Example: A drywell located at a site's loading dock cannot meet this requirement. The drywell would either need to hook up to the city system or isolate the stormwater discharge from the potential spill area. Stormwater Category Requirements (these apply to Rule Authorization Requirements)
Municipal owners with 50 or more UIC systems are required to provide additional data due to the volume being discharged and the risk to groundwater quality and public health. Municipalities must submit registration inventory data 90 days prior to construction for new sites for approval. The additional data is to include:
- Evaluation of the potential impacts to groundwater quality,
- Certification that the systems are not exposed to toxics, and
- Stormwater management plan that includes:
- Stormwater systems assessment,
- Systems controls (pretreatment, BMPs and source controls),
- Injection spill prevention plan,
- Maintenance plan,
- Employee and public education, and
- Annual monitoring and record keeping.
All existing and new UIC systems must be able to meet the rule authorization requirements. If existing UIC systems do not meet all the requirements, then regardless of the number of UIC systems owned, DEQ will require a state area wide permit.
Small municipal systems with under 50 UIC systems must submit registration inventory data 90 days prior to construction at new sites, certify that the stormwater is not exposed to hazardous substances, and prepare and implement a written stormwater management plan. All existing UIC systems must be able to meet the rule authorization requirements. If the existing systems cannot meet all requirements then the city/county or state agency must apply for a permit unless the UIC systems can be closed and an alternate means of stormwater disposal, such as surface infiltration facilities, can be used.
Industrial and commercial facilities that handle hazardous substances, toxic materials and petroleum products must certify that stormwater is not exposed to hazardous substances, toxic materials and petroleum products. The certification shall include site assessment, location of the materials and stormwater discharge points, methods used to prevent exposure, sampling, site controls (pretreatment, BMPs), spill prevention for UIC systems, maintenance plan, information on past spills/releases, and prepare and implement a written stormwater management plan.
Industrial and commercial facilities with no hazardous substances must certify non-exposure every five years and prepare and implement a written stormwater management plan.
Large parking lots (big box) and high traffic areas with 1000 or more vehicle trips per day must certify non-exposure to hazardous substances, prepare and implement a written stormwater management plan, site assessment, site controls, annual monitoring and maintenance plan.

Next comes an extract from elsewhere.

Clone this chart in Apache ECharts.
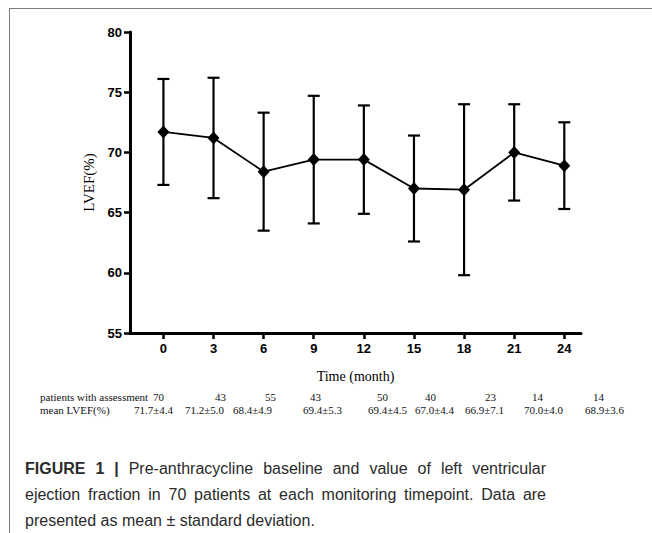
<!DOCTYPE html>
<html>
<head>
<meta charset="utf-8">
<script src="https://cdn.jsdelivr.net/npm/echarts@6/dist/echarts.min.js"></script>
<style>
html,body{margin:0;padding:0;background:#fff;}
#chart{width:652px;height:533px;}
</style>
</head>
<body>
<div id="chart"></div>
<script>
var months = [0, 3, 6, 9, 12, 15, 18, 21, 24];
var meanLVEF = [71.7, 71.2, 68.4, 69.4, 69.4, 67.0, 66.9, 70.0, 68.9];
var sdLVEF = [4.4, 5.0, 4.9, 5.3, 4.5, 4.4, 7.1, 4.0, 3.6];
var patientCounts = [70, 43, 55, 43, 50, 40, 23, 14, 14];
var meanLabels = ['71.7±4.4', '71.2±5.0', '68.4±4.9', '69.4±5.3', '69.4±4.5', '67.0±4.4', '66.9±7.1', '70.0±4.0', '68.9±3.6'];
var yTicks = [55, 60, 65, 70, 75, 80];
var captionLines = [
  'Pre-anthracycline baseline and value of left ventricular',
  'ejection fraction in 70 patients at each monitoring timepoint. Data are',
  'presented as mean ± standard deviation.'
];
var captionLead = 'FIGURE 1 |';

var countLeft = [153, 215, 265, 310, 377, 425, 485, 532, 593];
var meanLeft = [134, 185, 233, 303, 368, 415, 465, 524, 585];

var lineData = months.map(function (m, i) { return [m, meanLVEF[i]]; });
var errData = months.map(function (m, i) { return [m, meanLVEF[i] - sdLVEF[i], meanLVEF[i] + sdLVEF[i]]; });

var chart = echarts.init(document.getElementById('chart'), null, {renderer: 'svg'});

var serif = '11px "Liberation Serif", "Times New Roman", serif';
var graphics = [
  {type: 'line', shape: {x1: 9, y1: 8.5, x2: 652, y2: 8.5}, style: {stroke: '#7a7a7a', lineWidth: 1}},
  {type: 'line', shape: {x1: 9.5, y1: 8, x2: 9.5, y2: 533}, style: {stroke: '#7a7a7a', lineWidth: 1}},
  {type: 'text', x: 40, y: 397, style: {text: 'patients with assessment', font: serif, fill: '#111', verticalAlign: 'middle'}},
  {type: 'text', x: 40, y: 410, style: {text: 'mean LVEF(%)', font: serif, fill: '#111', verticalAlign: 'middle'}}
];
patientCounts.forEach(function (c, i) {
  graphics.push({type: 'text', x: countLeft[i], y: 397, style: {text: String(c), font: serif, fill: '#111', verticalAlign: 'middle'}});
});
meanLabels.forEach(function (t, i) {
  graphics.push({type: 'text', x: meanLeft[i], y: 410, style: {text: t, font: serif, fill: '#111', verticalAlign: 'middle'}});
});

// Caption, justified lines 1-2 (word placement computed from measured word widths)
var capFont = '16px "Liberation Sans", Arial, sans-serif';
var capBold = 'bold 16px "Liberation Sans", Arial, sans-serif';
var capColor = '#2b2b2b';
var ctx = document.createElement('canvas').getContext('2d');
function measure(t, f) { ctx.font = f; return ctx.measureText(t).width; }
var capLeft = 25, capRight = 546, capY = [468, 494, 520];
function justifyLine(words, y) {
  var total = 0;
  words.forEach(function (w) { total += measure(w.t, w.f); });
  var gap = (capRight - capLeft - total) / (words.length - 1);
  var x = capLeft;
  words.forEach(function (w) {
    graphics.push({type: 'text', x: x, y: y, style: {text: w.t, font: w.f, fill: capColor, verticalAlign: 'middle'}});
    x += measure(w.t, w.f) + gap;
  });
}
var l1 = captionLead.split(' ').map(function (t) { return {t: t, f: capBold}; })
  .concat(captionLines[0].split(' ').map(function (t) { return {t: t, f: capFont}; }));
justifyLine(l1, capY[0]);
justifyLine(captionLines[1].split(' ').map(function (t) { return {t: t, f: capFont}; }), capY[1]);
graphics.push({type: 'text', x: capLeft, y: capY[2], style: {text: captionLines[2], font: capFont, fill: capColor, verticalAlign: 'middle'}});

chart.setOption({
  animation: false,
  backgroundColor: '#fff',
  grid: {left: 130, right: 71, top: 32, bottom: 200, containLabel: false},
  xAxis: {
    type: 'value', min: -2, max: 25,
    name: 'Time (month)', nameLocation: 'middle', nameGap: 36,
    nameTextStyle: {fontFamily: '"Liberation Serif", "Times New Roman", serif', fontSize: 14, color: '#000'},
    axisLine: {show: true, onZero: false, lineStyle: {color: '#000', width: 3}},
    axisTick: {show: true, inside: false, length: 6, customValues: months, lineStyle: {color: '#000', width: 2.5}},
    axisLabel: {show: true, customValues: months, margin: 9, fontFamily: '"Liberation Sans", Arial, sans-serif', fontWeight: 'bold', fontSize: 13, color: '#000'},
    splitLine: {show: false}
  },
  yAxis: {
    type: 'value', min: yTicks[0], max: yTicks[yTicks.length - 1], interval: 5,
    name: 'LVEF(%)', nameLocation: 'middle', nameGap: 32,
    nameTextStyle: {fontFamily: '"Liberation Serif", "Times New Roman", serif', fontSize: 15, color: '#000'},
    axisLine: {show: true, onZero: false, lineStyle: {color: '#000', width: 3}},
    axisTick: {show: true, inside: false, length: 6, lineStyle: {color: '#000', width: 2.5}},
    axisLabel: {show: true, margin: 8, fontFamily: '"Liberation Sans", Arial, sans-serif', fontWeight: 'bold', fontSize: 13, color: '#000'},
    splitLine: {show: false}
  },
  series: [
    {
      type: 'custom',
      data: errData,
      z: 1,
      renderItem: function (params, api) {
        var x = api.value(0);
        var lo = api.coord([x, api.value(1)]);
        var hi = api.coord([x, api.value(2)]);
        var hw = 6;
        var st = {stroke: '#000', lineWidth: 2.2, fill: null};
        return {type: 'group', children: [
          {type: 'line', shape: {x1: lo[0], y1: lo[1], x2: hi[0], y2: hi[1]}, style: st},
          {type: 'line', shape: {x1: lo[0] - hw, y1: lo[1], x2: lo[0] + hw, y2: lo[1]}, style: st},
          {type: 'line', shape: {x1: hi[0] - hw, y1: hi[1], x2: hi[0] + hw, y2: hi[1]}, style: st}
        ]};
      }
    },
    {
      type: 'line',
      data: lineData,
      z: 3,
      symbol: 'diamond',
      symbolSize: [12, 13],
      itemStyle: {color: '#000'},
      lineStyle: {color: '#000', width: 1.8}
    }
  ],
  graphic: graphics
});
</script>
</body>
</html>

Small parking lots must certify non-exposure to hazardous materials and prepare and implement a written stormwater management plan.
Notification of change of status
Inventory information should be updated whenever a change occurs; for example, when a business changes ownership, when the UIC system is proposed for closure, sealed up, its use discontinued or when the site is abandoned or remodeled to serve another use. Existing registered owners and operators of UIC systems are required to notify DEQ in writing of any changes to operational status of the UIC system prior to use. DEQ can re-evaluate sites at this point in time to verify if the system is still protective of groundwater and allow or revoke the existing rule authorization.
Revocation of rule authorization
DEQ can revoke any rule authorization at a later date if a UIC system no longer complies with all requirements of rule authorization. Revocation will occur, for example, if the owner fails to install the approved pretreatment system, or is later found to be too close to a water well or submitted falsified data. Sites approved and later found to be in need of cleanup will also be revoked.